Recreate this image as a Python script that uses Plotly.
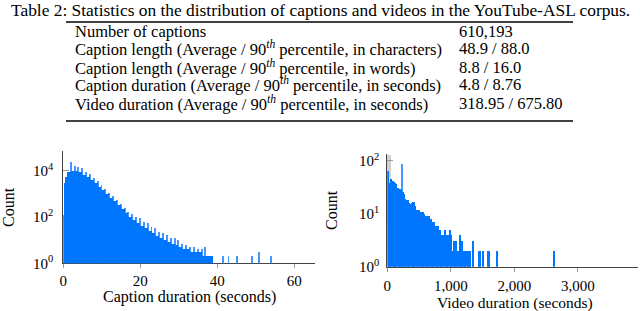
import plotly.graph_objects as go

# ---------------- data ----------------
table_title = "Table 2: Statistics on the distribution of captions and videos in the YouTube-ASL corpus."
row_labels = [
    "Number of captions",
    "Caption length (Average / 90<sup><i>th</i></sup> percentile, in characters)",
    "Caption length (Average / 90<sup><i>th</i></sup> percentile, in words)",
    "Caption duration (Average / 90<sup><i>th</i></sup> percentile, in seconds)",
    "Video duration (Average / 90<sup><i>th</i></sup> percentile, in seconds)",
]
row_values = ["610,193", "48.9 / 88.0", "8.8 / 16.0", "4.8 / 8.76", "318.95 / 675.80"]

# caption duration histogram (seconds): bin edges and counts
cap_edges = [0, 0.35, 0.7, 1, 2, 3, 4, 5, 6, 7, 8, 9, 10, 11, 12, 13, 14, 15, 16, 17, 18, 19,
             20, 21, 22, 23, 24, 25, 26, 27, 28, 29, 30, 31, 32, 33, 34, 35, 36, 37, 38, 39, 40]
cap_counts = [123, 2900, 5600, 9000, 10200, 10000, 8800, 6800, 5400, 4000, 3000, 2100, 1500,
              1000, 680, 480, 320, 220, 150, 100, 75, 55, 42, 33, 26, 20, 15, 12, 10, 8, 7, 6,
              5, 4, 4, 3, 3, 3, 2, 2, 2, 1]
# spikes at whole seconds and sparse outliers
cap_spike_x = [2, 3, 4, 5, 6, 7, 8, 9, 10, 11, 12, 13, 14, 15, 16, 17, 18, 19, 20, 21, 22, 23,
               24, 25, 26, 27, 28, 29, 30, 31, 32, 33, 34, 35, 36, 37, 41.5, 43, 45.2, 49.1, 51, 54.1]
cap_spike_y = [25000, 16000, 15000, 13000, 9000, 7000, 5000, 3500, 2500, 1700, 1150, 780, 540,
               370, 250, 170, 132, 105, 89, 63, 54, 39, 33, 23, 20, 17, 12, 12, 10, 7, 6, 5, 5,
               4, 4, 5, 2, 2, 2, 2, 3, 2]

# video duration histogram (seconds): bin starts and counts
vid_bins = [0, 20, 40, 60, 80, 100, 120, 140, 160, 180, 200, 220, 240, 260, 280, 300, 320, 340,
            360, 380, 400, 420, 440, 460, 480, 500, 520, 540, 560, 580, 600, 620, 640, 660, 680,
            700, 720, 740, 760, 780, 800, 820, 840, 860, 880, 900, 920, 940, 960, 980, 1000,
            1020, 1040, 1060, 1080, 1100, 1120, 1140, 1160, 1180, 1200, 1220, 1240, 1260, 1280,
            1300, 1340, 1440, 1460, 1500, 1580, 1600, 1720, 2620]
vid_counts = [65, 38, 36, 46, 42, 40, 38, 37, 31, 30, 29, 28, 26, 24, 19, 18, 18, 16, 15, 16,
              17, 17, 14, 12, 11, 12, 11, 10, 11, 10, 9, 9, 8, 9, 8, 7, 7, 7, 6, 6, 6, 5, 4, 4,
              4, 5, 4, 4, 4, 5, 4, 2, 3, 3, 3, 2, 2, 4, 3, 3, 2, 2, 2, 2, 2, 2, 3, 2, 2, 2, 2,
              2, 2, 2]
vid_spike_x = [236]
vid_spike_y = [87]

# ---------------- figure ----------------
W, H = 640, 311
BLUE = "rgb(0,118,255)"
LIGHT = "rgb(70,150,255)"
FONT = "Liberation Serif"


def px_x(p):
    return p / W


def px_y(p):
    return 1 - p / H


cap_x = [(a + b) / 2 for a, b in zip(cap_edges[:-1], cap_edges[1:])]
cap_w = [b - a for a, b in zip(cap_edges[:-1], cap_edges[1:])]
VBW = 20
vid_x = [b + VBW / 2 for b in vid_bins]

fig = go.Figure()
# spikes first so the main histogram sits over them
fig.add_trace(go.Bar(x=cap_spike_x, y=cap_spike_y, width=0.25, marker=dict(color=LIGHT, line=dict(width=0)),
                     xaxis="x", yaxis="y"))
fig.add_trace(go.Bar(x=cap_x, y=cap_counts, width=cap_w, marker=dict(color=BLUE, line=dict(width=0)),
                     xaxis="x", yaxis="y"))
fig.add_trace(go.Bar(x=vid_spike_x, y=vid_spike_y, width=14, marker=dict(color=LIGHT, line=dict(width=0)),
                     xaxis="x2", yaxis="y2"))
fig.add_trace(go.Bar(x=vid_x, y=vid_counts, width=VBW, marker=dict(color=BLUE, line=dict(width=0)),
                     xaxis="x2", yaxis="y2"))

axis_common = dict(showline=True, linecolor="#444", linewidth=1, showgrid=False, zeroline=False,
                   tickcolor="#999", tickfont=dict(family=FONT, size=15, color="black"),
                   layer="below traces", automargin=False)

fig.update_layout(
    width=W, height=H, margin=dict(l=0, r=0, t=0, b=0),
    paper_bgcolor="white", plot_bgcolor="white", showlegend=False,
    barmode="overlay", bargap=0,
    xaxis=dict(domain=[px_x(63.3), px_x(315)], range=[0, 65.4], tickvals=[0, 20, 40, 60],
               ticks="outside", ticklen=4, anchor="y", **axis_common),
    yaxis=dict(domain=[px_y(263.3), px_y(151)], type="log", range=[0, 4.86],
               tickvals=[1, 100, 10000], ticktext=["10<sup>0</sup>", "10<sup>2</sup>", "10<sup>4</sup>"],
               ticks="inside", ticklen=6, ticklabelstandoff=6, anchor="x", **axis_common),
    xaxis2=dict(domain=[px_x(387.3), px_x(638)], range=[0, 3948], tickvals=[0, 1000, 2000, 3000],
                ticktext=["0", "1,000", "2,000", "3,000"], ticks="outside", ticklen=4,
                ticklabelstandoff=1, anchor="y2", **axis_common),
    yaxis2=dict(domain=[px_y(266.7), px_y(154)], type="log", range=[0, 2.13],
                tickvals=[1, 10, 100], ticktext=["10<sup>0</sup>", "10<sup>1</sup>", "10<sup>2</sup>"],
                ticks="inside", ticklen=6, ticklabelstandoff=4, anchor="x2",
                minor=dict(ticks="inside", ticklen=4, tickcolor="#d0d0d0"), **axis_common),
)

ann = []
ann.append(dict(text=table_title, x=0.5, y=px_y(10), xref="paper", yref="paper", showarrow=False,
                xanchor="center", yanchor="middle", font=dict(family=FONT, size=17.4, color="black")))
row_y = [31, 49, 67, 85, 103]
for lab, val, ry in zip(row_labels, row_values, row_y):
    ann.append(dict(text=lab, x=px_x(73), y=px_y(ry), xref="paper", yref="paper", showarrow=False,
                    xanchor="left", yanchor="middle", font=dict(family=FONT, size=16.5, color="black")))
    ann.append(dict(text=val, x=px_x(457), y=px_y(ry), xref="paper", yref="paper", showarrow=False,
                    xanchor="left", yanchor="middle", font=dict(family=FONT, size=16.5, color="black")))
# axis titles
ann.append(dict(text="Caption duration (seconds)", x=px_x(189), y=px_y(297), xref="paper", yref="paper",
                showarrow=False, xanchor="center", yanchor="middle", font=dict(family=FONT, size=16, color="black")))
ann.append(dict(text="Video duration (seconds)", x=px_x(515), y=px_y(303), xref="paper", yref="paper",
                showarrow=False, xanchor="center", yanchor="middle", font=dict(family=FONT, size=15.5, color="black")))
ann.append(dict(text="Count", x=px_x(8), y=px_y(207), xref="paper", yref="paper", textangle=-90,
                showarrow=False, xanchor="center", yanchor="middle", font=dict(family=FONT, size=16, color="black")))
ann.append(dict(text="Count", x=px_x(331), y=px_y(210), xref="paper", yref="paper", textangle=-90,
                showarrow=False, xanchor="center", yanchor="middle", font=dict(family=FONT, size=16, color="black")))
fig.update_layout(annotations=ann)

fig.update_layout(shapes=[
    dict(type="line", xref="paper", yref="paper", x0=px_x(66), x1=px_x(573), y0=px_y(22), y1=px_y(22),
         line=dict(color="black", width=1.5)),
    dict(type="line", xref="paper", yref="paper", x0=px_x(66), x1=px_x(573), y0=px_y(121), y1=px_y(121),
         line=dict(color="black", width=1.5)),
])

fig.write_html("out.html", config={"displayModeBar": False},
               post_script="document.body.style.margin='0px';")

* * * * * * *

§ What is needed:
Return only the lines running from the top of the data to the line that holds "import plotly.graph_objects as go". Include both of those lines, but skip the pictures.

§ Answer to the task:
Recreate this image as a Python script that uses Plotly.
import plotly.graph_objects as go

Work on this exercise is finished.